Pearl is also the conscience of Dimmesdale. In Chapter 3, when Hester stands with her on the scaffold, Pearl reaches out to her father, Dimmesdale, but he does not acknowledge her. Once again on the scaffold in Chapter 13, Pearl asks the minister to stand with them in the light of day and the eyes of the community. When he denies her once again, she washes away his kiss, apt punishment for a man who will not take responsibility. She repeats her request for recognition during the Election Day procession. In her intuitive way, she realizes what he must do so to find salvation.

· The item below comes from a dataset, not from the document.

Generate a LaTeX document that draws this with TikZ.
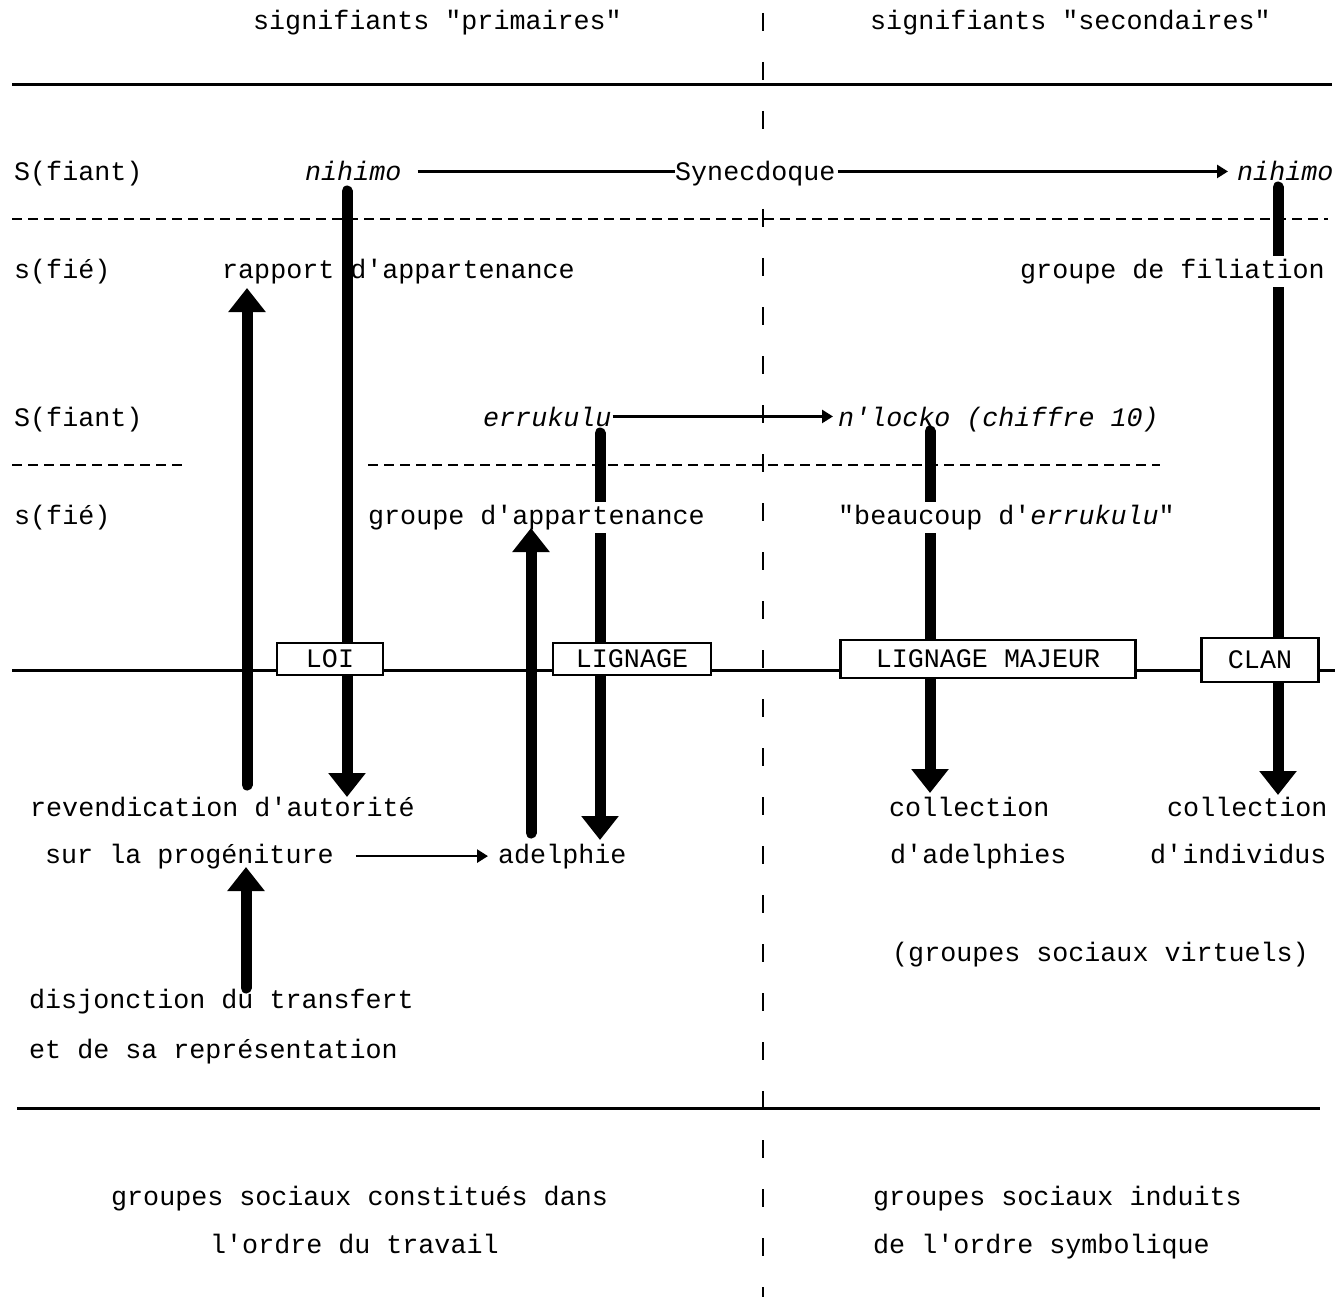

In the end, it is Dimmesdale’s actions that “save” Pearl, making her truly human and giving her human sympathies and feelings. On the scaffold just before his death, Pearl kisses him and “a spell was broken.” At that point, Pearl ceases to be a symbol. The great sense of grief, in which the wild infant bore a part, had developed all her sympathies; and as her tears fell upon her father’s cheek, they were the pledge that she would “grow up amid human joy and sorrow, nor forever do battle with the world, but be a woman in it.”

While Pearl functions mainly as a symbol, she is allowed to become a flesh and blood person at the end. She is a combination of her mother’s passion and intuitive understanding and her father’s keen mental acuity. In her, Hawthorne has created a symbol of great wealth and layers.